Self

Outras Ondas – O dever, a obrigação e o compromisso

Numa vida controlada por relógios e calendários, o tempo se transforma num artigo de luxo. Quando pequenos, no período em que ainda vivíamos sob o controle dos pais, contávamos com agentes externos que nos lembravam sobre aquilo que aguardava por nós. Muitos, mesmo após vencida a infância e a adolescência, ainda preferem transferir a agentes externos tal responsabilidade. Terceirizam uma cobrança que, a rigor, deveria ser natural ao desenvolvimento da personalidade. Apegam-se a dogmas religiosos, que coíbem aquilo que a ética pessoal não foi capaz de frear. São tiranizados por chefes exigentes, que forçam a um aprimoramento profissional. Se deparam com aquela namorada linha-dura, que dá as diretrizes de um relacionamento maduro. Pagam até por um personal trainer que os acorde e cobre a realização das atividades físicas até o fim, em vez de se encarregarem com a própria saúde.

Dever, obrigação e compromisso. A quem cultiva a autoindulgência e o prazer a qualquer custo, parecem sinônimos – desagradáveis, por sinal. No entanto, são aspectos que constituem o desenvolvimento pessoal em todas as instâncias. Passos fundamentais para o amadurecimento, a prosperidade e a integridade.

Etimologicamente, o compromisso está ligado a uma promessa prévia – seja por acerto tácito ou contratual – entre duas partes. Estas se dispõem a estabelecer um resultado final, com contrapartidas predeterminadas, a fim do bem comum. Coisa bem rara de se encontrar nos dias atuais. Inclusive, a capacidade de burlar regras em nome do próprio benefício tem sido cada vez mais interpretada como virtude. E, sem o comprometimento, os deveres se transformam em medidas elásticas: adiadas, corrompidas, reformuladas ao longo do jogo. “Só não me mexa nos meus direitos”, gritam de lá os descompromissados, sem nenhum constrangimento.

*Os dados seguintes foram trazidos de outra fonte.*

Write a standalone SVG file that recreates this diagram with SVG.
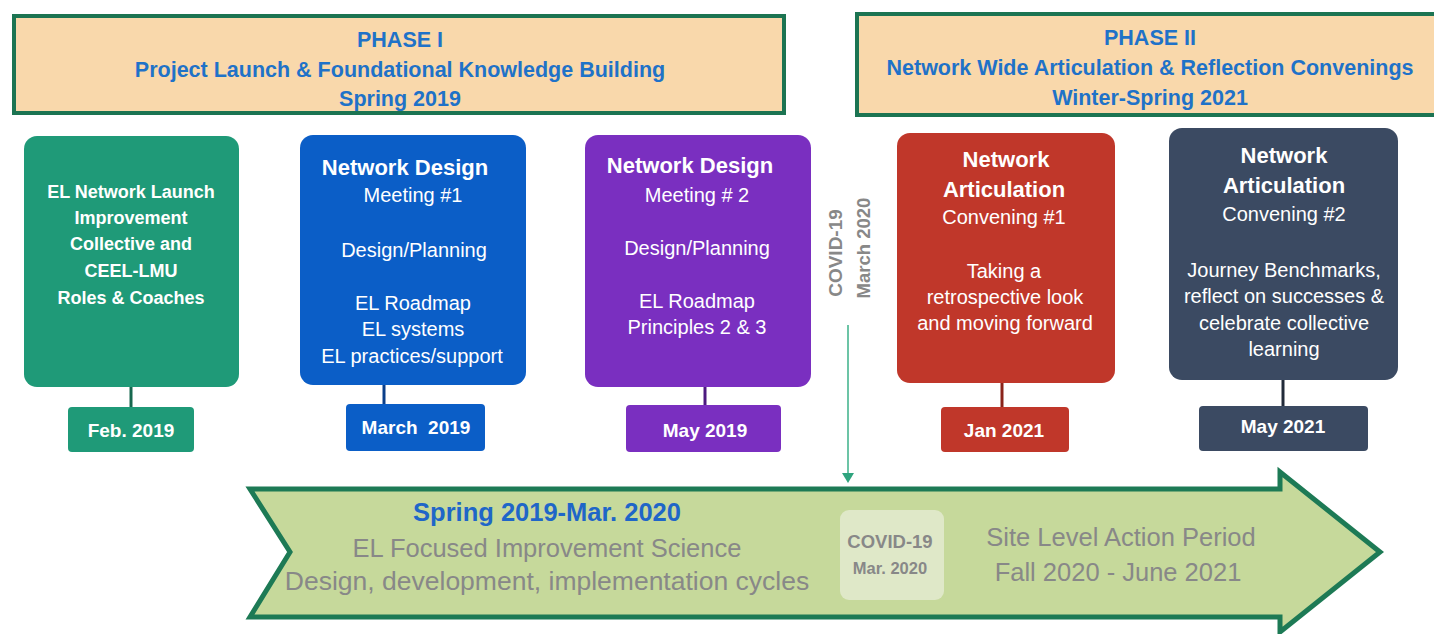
<svg xmlns="http://www.w3.org/2000/svg" width="1434" height="634" viewBox="0 0 1434 634">
<style>
text{font-family:"Liberation Sans",Arial,sans-serif;text-anchor:middle;dominant-baseline:central}
.ph{fill:#f9d8ab;stroke:#1c7452;stroke-width:4}
.pt{fill:#1f72c8;font-weight:bold;font-size:21.5px}
.w{fill:#fff}
.b18{font-weight:bold;font-size:18px}
.b22{font-weight:bold;font-size:22px}
.n20{font-size:20px}
.d{font-weight:bold;font-size:19px;fill:#fff}
.g{fill:#888}
</style>
<rect width="1434" height="634" fill="#fff"/>

<g id="phase1">
<rect class="ph" x="14" y="16" width="770" height="97"/>
<text class="pt" x="400" y="40">PHASE I</text>
<text class="pt" x="400" y="70">Project Launch &amp; Foundational Knowledge Building</text>
<text class="pt" x="400" y="99">Spring 2019</text>
</g>

<g id="phase2">
<rect class="ph" x="857" y="14" width="600" height="101"/>
<text class="pt" x="1150" y="38">PHASE II</text>
<text class="pt" x="1150" y="68" font-size="22">Network Wide Articulation &amp; Reflection Convenings</text>
<text class="pt" x="1150" y="98">Winter-Spring 2021</text>
</g>

<g id="connectors">
<line x1="131" y1="386" x2="131" y2="408" stroke="#17684f" stroke-width="3"/>
<line x1="384" y1="384" x2="384" y2="405" stroke="#0a3f8a" stroke-width="3"/>
<line x1="705" y1="386" x2="705" y2="406" stroke="#4d1a80" stroke-width="3"/>
<line x1="1002" y1="382" x2="1002" y2="408" stroke="#8a231a" stroke-width="3"/>
<line x1="1283" y1="379" x2="1283" y2="407" stroke="#222b3a" stroke-width="3"/>
<line x1="848" y1="325" x2="848" y2="474" stroke="#6cc4a6" stroke-width="2"/>
<polygon points="842,473 854,473 848,483" fill="#2fa47e"/>
</g>

<g id="node1">
<rect x="24" y="136" width="215" height="251" rx="13" fill="#1f9a78"/>
<g class="w b18">
<text x="131" y="192">EL Network Launch</text>
<text x="131" y="218">Improvement</text>
<text x="131" y="244">Collective and</text>
<text x="131" y="271">CEEL-LMU</text>
<text x="131" y="298">Roles &amp; Coaches</text>
</g>
</g>
<g id="date1">
<rect x="68" y="407" width="126" height="45" rx="4" fill="#1f9a78"/>
<text class="d" x="131" y="430">Feb. 2019</text>
</g>

<g id="node2">
<rect x="300" y="135" width="226" height="250" rx="13" fill="#0b5ec7"/>
<g class="w">
<text class="b22" x="405" y="167">Network Design</text>
<text class="n20" x="413" y="195">Meeting #1</text>
<text class="n20" x="414" y="250">Design/Planning</text>
<text class="n20" x="413" y="303">EL Roadmap</text>
<text class="n20" x="413" y="329">EL systems</text>
<text class="n20" x="412" y="356">EL practices/support</text>
</g>
</g>
<g id="date2">
<rect x="346" y="404" width="139" height="47" rx="4" fill="#0b5ec7"/>
<text class="d" x="416" y="427" xml:space="preserve">March  2019</text>
</g>

<g id="node3">
<rect x="585" y="135" width="226" height="252" rx="13" fill="#7a2fc0"/>
<g class="w">
<text class="b22" x="690" y="165">Network Design</text>
<text class="n20" x="697" y="195">Meeting # 2</text>
<text class="n20" x="697" y="248">Design/Planning</text>
<text class="n20" x="697" y="301">EL Roadmap</text>
<text class="n20" x="697" y="327">Principles 2 &amp; 3</text>
</g>
</g>
<g id="date3">
<rect x="626" y="405" width="155" height="47" rx="4" fill="#7a2fc0"/>
<text class="d" x="705" y="430">May 2019</text>
</g>

<g id="covid-note">
<text class="g" font-weight="bold" font-size="19" transform="translate(835,253) rotate(-90)" x="0" y="0">COVID-19</text>
<text class="g" font-weight="bold" font-size="18.5" transform="translate(863,248) rotate(-90)" x="0" y="0">March 2020</text>
</g>

<g id="node4">
<rect x="897" y="133" width="218" height="250" rx="13" fill="#c0372a"/>
<g class="w">
<text class="b22" x="1006" y="159">Network</text>
<text class="b22" x="1004" y="189">Articulation</text>
<text class="n20" x="1004" y="217">Convening #1</text>
<text class="n20" x="1004" y="271">Taking a</text>
<text class="n20" x="1005" y="297">retrospective look</text>
<text class="n20" x="1005" y="323">and moving forward</text>
</g>
</g>
<g id="date4">
<rect x="941" y="407" width="128" height="45" rx="4" fill="#c0372a"/>
<text class="d" x="1004" y="430">Jan 2021</text>
</g>

<g id="node5">
<rect x="1169" y="128" width="229" height="252" rx="13" fill="#3b4a62"/>
<g class="w">
<text class="b22" x="1284" y="155">Network</text>
<text class="b22" x="1284" y="185">Articulation</text>
<text class="n20" x="1284" y="214">Convening #2</text>
<text class="n20" x="1284" y="270">Journey Benchmarks,</text>
<text class="n20" x="1284" y="296">reflect on successes &amp;</text>
<text class="n20" x="1284" y="323">celebrate collective</text>
<text class="n20" x="1284" y="349">learning</text>
</g>
</g>
<g id="date5">
<rect x="1199" y="406" width="169" height="45" rx="4" fill="#3b4a62"/>
<text class="d" x="1283" y="426">May 2021</text>
</g>

<g id="timeline-arrow">
<polygon points="250,489 1280,489 1280,472 1380,552 1280,632 1280,617 250,617 290,552" fill="#c6d99b" stroke="#1d7a55" stroke-width="5" stroke-linejoin="miter"/>
<text x="547" y="512" font-weight="bold" font-size="25.5" fill="#1f66c8">Spring 2019-Mar. 2020</text>
<text class="g" x="547" y="548" font-size="25.5">EL Focused Improvement Science</text>
<text class="g" x="547" y="581" font-size="26.5">Design, development, implementation cycles</text>
<rect x="840" y="510" width="104" height="90" rx="9" fill="#dfe8c8"/>
<text class="g" x="890" y="541" font-weight="bold" font-size="18.5">COVID-19</text>
<text class="g" x="890" y="568" font-weight="bold" font-size="16.5">Mar. 2020</text>
<text class="g" x="1121" y="537" font-size="25.5">Site Level Action Period</text>
<text class="g" x="1118" y="572" font-size="25.5">Fall 2020 - June 2021</text>
</g>
</svg>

Quando não há possibilidade de escapatória, o dever (mesmo que previamente acertado e bem razoável ao que se exige) se transforma em obrigação. Acorrentados a grilhões pontiagudos, tentamos mobilizar a sensibilidade de alguém que nos resgate das ingratas tarefas (na verdade, do que precisa ser feito). Mostramos o quanto o trabalho nos consome, como a corrupção me prejudica, o quão injustiçado sou, mesmo fazendo tudo que faço. Obrigação rima com vitimização, e a vitimização escraviza. Enquanto nos queixamos das oportunidades escassas, deixamos de aproveitar aquelas que foram oferecidas previamente – e que encaramos como um enfado inútil, por não termos a força de persistir até que o resultado desponte.

A falta de compromisso com agentes externos reflete o descompromisso do indivíduo consigo mesmo. Tal processo sinaliza uma falha no processo de maturação psíquica. O sujeito que não se imbui de responsabilidades ainda convive numa crença mágica de resolução espontânea dos problemas, semelhante ao que ocorre com as crianças de colo. Na mente primária, há uma associação de que os danos produzidos por si são insignificantes. Acredita-se também que, quando a situação ficará insustentável, surgirá algum elemento interno que sanará a desconforto. O mecanismo tenta reproduzir a relação mãe-bebê, na qual a primeira se encarrega de eliminar do pequeno de qualquer situação desagradável, quase que imediatamente.

Isso explica também por que as pessoas que têm dificuldade de estabelecer compromissos também apresentam elevados graus de intolerância à frustração, além de se julgarem os maiores merecedores de qualquer benefício. Mal compreendem que, ao corresponderem a esse impulso, distanciam de si uma série de oportunidades e pessoas – especialmente, aquelas que estão compromissadas com a própria realidade. As dinâmicas enraizadas no inconsciente apontam tendências de comportamento. Cabe ao indivíduo a tarefa árdua e dolorosa de desenvolver e aprimorar a própria consciência, a fim de reduzir os cacoetes comportamentais e os danos por eles causados.

Acostumar-se com o compromisso, acatar o dever e não encara-lo como obrigação é uma forma de preparação para uma vida mais próspera, em todos os sentidos. Quando percebemos que cabe a nós avaliar o que precisa ser feito, e tratar de fazê-lo, otimizamos nosso tempo e nossa energia – paramos de desperdiça-la com reclamações inúteis. O maior e mais produtivo comprometimento que estabelecemos não é aquele firmado em contratos lavrados em cartório. E sim o que acordamos por dentro, conosco.